BRIEF |
Repeat every record below exactly, omitting any pictures.

:: THE INPUT ::

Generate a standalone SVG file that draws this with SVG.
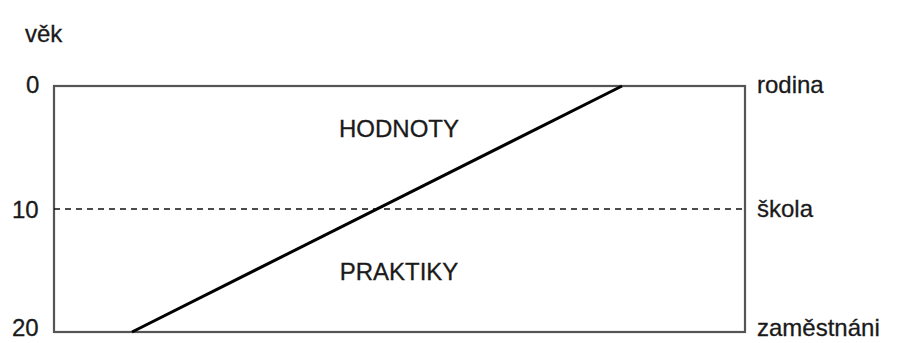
<svg xmlns="http://www.w3.org/2000/svg" width="900" height="343" viewBox="0 0 900 343">
<style>
text{font-family:"Liberation Sans",Arial,sans-serif;font-size:24px;fill:#1a1a1a;stroke:#1a1a1a;stroke-width:0.3}
.frame{fill:none;stroke:#555;stroke-width:2.2}
.dash{stroke:#111;stroke-width:1.6;stroke-dasharray:6,5}
.diag{stroke:#000;stroke-width:3}
</style>
<rect width="900" height="343" fill="#fff"/>
<g id="axis">
<text x="25" y="42" font-size="25">věk</text>
<text x="26" y="93">0</text>
<text x="12" y="218">10</text>
<text x="12" y="336">20</text>
</g>
<g id="chart">
<rect class="frame" x="54" y="86" width="691" height="246"/>
<line class="dash" x1="54" y1="209" x2="745" y2="209"/>
</g>
<g id="connectors">
<line class="diag" x1="132" y1="332" x2="622" y2="86"/>
</g>
<g id="labels">
<text x="399" y="137" text-anchor="middle" font-size="26">HODNOTY</text>
<text x="399" y="280" text-anchor="middle" font-size="26">PRAKTIKY</text>
<text x="757" y="93">rodina</text>
<text x="757" y="217">škola</text>
<text x="757" y="336">zaměstnáni</text>
</g>
</svg>
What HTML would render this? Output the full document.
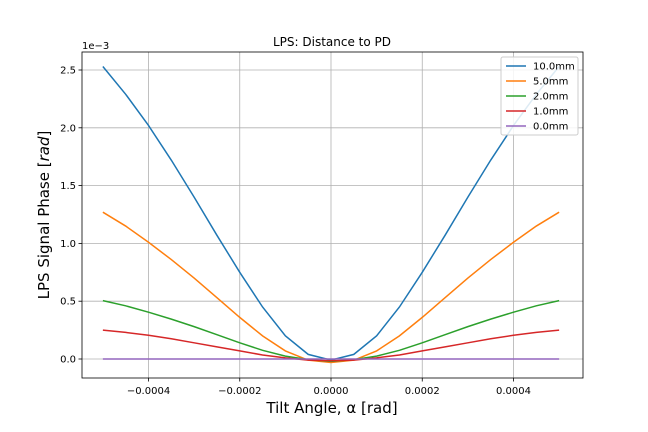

:::

EXERCISE SOLUTION |
Generate a standalone SVG file that draws this with SVG.
<svg xmlns="http://www.w3.org/2000/svg" width="900" height="343" viewBox="0 0 900 343">
<style>
text{font-family:"Liberation Sans",Arial,sans-serif;font-size:24px;fill:#1a1a1a;stroke:#1a1a1a;stroke-width:0.3}
.frame{fill:none;stroke:#555;stroke-width:2.2}
.dash{stroke:#111;stroke-width:1.6;stroke-dasharray:6,5}
.diag{stroke:#000;stroke-width:3}
</style>
<rect width="900" height="343" fill="#fff"/>
<g id="axis">
<text x="25" y="42" font-size="25">věk</text>
<text x="26" y="93">0</text>
<text x="12" y="218">10</text>
<text x="12" y="336">20</text>
</g>
<g id="chart">
<rect class="frame" x="54" y="86" width="691" height="246"/>
<line class="dash" x1="54" y1="209" x2="745" y2="209"/>
</g>
<g id="connectors">
<line class="diag" x1="132" y1="332" x2="622" y2="86"/>
</g>
<g id="labels">
<text x="399" y="137" text-anchor="middle" font-size="26">HODNOTY</text>
<text x="399" y="280" text-anchor="middle" font-size="26">PRAKTIKY</text>
<text x="757" y="93">rodina</text>
<text x="757" y="217">škola</text>
<text x="757" y="336">zaměstnáni</text>
</g>
</svg>
What HTML would render this? Output the full document.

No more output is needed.